COLLECTED DATA ::
+++
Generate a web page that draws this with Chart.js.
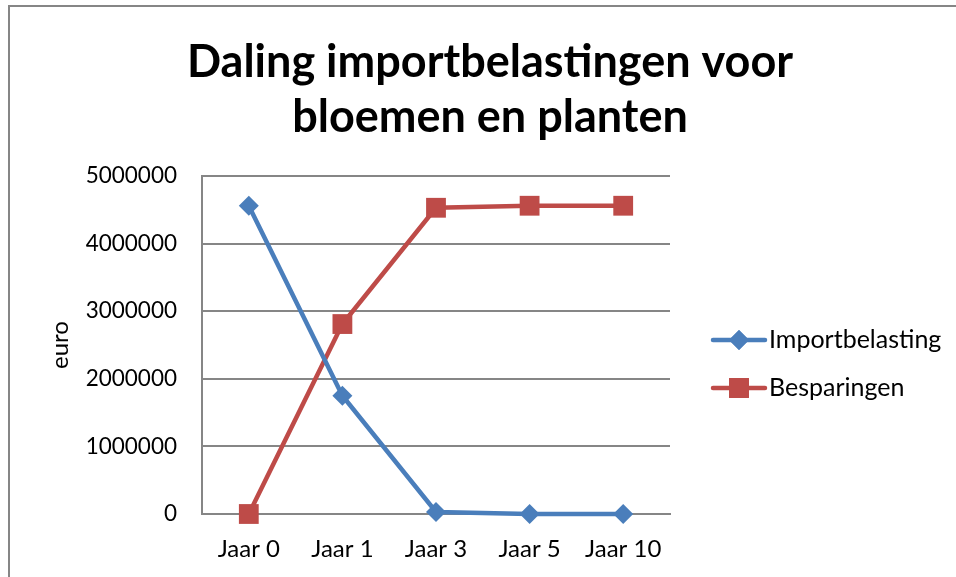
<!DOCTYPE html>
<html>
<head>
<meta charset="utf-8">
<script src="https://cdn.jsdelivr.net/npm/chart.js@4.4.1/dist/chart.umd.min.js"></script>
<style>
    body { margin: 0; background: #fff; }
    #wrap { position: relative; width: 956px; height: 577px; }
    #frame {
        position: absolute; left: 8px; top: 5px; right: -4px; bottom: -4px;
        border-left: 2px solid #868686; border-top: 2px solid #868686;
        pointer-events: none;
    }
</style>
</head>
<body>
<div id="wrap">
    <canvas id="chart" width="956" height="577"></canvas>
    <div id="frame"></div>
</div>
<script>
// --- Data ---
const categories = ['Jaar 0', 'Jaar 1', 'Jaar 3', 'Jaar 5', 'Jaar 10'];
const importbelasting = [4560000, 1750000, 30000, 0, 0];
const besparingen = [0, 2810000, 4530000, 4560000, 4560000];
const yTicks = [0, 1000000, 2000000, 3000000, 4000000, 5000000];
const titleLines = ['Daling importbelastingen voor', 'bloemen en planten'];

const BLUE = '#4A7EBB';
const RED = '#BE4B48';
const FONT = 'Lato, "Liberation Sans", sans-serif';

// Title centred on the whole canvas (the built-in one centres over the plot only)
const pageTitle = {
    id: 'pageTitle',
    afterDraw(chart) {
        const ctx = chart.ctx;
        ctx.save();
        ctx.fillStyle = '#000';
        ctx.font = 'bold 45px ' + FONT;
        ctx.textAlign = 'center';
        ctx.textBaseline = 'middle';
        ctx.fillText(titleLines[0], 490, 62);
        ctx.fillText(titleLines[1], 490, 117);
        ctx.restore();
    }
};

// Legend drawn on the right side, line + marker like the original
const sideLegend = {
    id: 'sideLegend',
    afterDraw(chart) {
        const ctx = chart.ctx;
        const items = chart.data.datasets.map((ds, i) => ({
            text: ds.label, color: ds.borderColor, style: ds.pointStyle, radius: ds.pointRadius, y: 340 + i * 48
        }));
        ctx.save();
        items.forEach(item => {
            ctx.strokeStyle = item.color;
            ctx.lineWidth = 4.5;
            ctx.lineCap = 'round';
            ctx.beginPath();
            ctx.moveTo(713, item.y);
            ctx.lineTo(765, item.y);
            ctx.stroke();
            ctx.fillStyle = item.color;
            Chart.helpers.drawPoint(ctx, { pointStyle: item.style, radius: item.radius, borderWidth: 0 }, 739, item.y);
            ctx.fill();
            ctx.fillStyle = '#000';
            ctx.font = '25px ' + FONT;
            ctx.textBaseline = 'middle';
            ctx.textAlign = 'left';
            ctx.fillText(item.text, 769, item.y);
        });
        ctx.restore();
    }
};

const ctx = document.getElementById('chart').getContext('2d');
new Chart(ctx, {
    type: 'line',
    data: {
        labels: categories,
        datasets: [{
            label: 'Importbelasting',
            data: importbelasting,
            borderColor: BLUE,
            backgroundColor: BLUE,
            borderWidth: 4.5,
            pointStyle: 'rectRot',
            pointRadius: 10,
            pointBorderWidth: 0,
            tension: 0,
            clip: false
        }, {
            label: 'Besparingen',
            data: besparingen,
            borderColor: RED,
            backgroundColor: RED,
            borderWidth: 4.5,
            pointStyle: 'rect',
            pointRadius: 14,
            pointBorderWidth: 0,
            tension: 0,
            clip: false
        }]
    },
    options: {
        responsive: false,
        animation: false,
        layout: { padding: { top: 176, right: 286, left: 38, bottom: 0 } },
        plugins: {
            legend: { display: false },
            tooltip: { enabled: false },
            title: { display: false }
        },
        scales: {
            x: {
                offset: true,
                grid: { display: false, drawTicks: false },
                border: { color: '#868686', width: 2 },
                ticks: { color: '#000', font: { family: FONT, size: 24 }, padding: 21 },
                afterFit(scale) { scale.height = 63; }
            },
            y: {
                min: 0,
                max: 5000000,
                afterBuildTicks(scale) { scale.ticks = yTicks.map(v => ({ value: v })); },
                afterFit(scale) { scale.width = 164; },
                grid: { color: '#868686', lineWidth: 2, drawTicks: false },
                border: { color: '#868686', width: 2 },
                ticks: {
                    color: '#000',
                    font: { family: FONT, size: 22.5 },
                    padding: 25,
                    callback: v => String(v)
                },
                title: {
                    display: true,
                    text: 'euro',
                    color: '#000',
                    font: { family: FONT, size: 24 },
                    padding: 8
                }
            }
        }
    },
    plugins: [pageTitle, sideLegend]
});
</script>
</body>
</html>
+++
DIRECTIVE :: Copy the material above exactly and drop the pictures.

SOLUTION FOR THIS PROBLEM ::
Generate a web page that draws this with Chart.js.
<!DOCTYPE html>
<html>
<head>
<meta charset="utf-8">
<script src="https://cdn.jsdelivr.net/npm/chart.js@4.4.1/dist/chart.umd.min.js"></script>
<style>
    body { margin: 0; background: #fff; }
    #wrap { position: relative; width: 956px; height: 577px; }
    #frame {
        position: absolute; left: 8px; top: 5px; right: -4px; bottom: -4px;
        border-left: 2px solid #868686; border-top: 2px solid #868686;
        pointer-events: none;
    }
</style>
</head>
<body>
<div id="wrap">
    <canvas id="chart" width="956" height="577"></canvas>
    <div id="frame"></div>
</div>
<script>
// --- Data ---
const categories = ['Jaar 0', 'Jaar 1', 'Jaar 3', 'Jaar 5', 'Jaar 10'];
const importbelasting = [4560000, 1750000, 30000, 0, 0];
const besparingen = [0, 2810000, 4530000, 4560000, 4560000];
const yTicks = [0, 1000000, 2000000, 3000000, 4000000, 5000000];
const titleLines = ['Daling importbelastingen voor', 'bloemen en planten'];

const BLUE = '#4A7EBB';
const RED = '#BE4B48';
const FONT = 'Lato, "Liberation Sans", sans-serif';

// Title centred on the whole canvas (the built-in one centres over the plot only)
const pageTitle = {
    id: 'pageTitle',
    afterDraw(chart) {
        const ctx = chart.ctx;
        ctx.save();
        ctx.fillStyle = '#000';
        ctx.font = 'bold 45px ' + FONT;
        ctx.textAlign = 'center';
        ctx.textBaseline = 'middle';
        ctx.fillText(titleLines[0], 490, 62);
        ctx.fillText(titleLines[1], 490, 117);
        ctx.restore();
    }
};

// Legend drawn on the right side, line + marker like the original
const sideLegend = {
    id: 'sideLegend',
    afterDraw(chart) {
        const ctx = chart.ctx;
        const items = chart.data.datasets.map((ds, i) => ({
            text: ds.label, color: ds.borderColor, style: ds.pointStyle, radius: ds.pointRadius, y: 340 + i * 48
        }));
        ctx.save();
        items.forEach(item => {
            ctx.strokeStyle = item.color;
            ctx.lineWidth = 4.5;
            ctx.lineCap = 'round';
            ctx.beginPath();
            ctx.moveTo(713, item.y);
            ctx.lineTo(765, item.y);
            ctx.stroke();
            ctx.fillStyle = item.color;
            Chart.helpers.drawPoint(ctx, { pointStyle: item.style, radius: item.radius, borderWidth: 0 }, 739, item.y);
            ctx.fill();
            ctx.fillStyle = '#000';
            ctx.font = '25px ' + FONT;
            ctx.textBaseline = 'middle';
            ctx.textAlign = 'left';
            ctx.fillText(item.text, 769, item.y);
        });
        ctx.restore();
    }
};

const ctx = document.getElementById('chart').getContext('2d');
new Chart(ctx, {
    type: 'line',
    data: {
        labels: categories,
        datasets: [{
            label: 'Importbelasting',
            data: importbelasting,
            borderColor: BLUE,
            backgroundColor: BLUE,
            borderWidth: 4.5,
            pointStyle: 'rectRot',
            pointRadius: 10,
            pointBorderWidth: 0,
            tension: 0,
            clip: false
        }, {
            label: 'Besparingen',
            data: besparingen,
            borderColor: RED,
            backgroundColor: RED,
            borderWidth: 4.5,
            pointStyle: 'rect',
            pointRadius: 14,
            pointBorderWidth: 0,
            tension: 0,
            clip: false
        }]
    },
    options: {
        responsive: false,
        animation: false,
        layout: { padding: { top: 176, right: 286, left: 38, bottom: 0 } },
        plugins: {
            legend: { display: false },
            tooltip: { enabled: false },
            title: { display: false }
        },
        scales: {
            x: {
                offset: true,
                grid: { display: false, drawTicks: false },
                border: { color: '#868686', width: 2 },
                ticks: { color: '#000', font: { family: FONT, size: 24 }, padding: 21 },
                afterFit(scale) { scale.height = 63; }
            },
            y: {
                min: 0,
                max: 5000000,
                afterBuildTicks(scale) { scale.ticks = yTicks.map(v => ({ value: v })); },
                afterFit(scale) { scale.width = 164; },
                grid: { color: '#868686', lineWidth: 2, drawTicks: false },
                border: { color: '#868686', width: 2 },
                ticks: {
                    color: '#000',
                    font: { family: FONT, size: 22.5 },
                    padding: 25,
                    callback: v => String(v)
                },
                title: {
                    display: true,
                    text: 'euro',
                    color: '#000',
                    font: { family: FONT, size: 24 },
                    padding: 8
                }
            }
        }
    },
    plugins: [pageTitle, sideLegend]
});
</script>
</body>
</html>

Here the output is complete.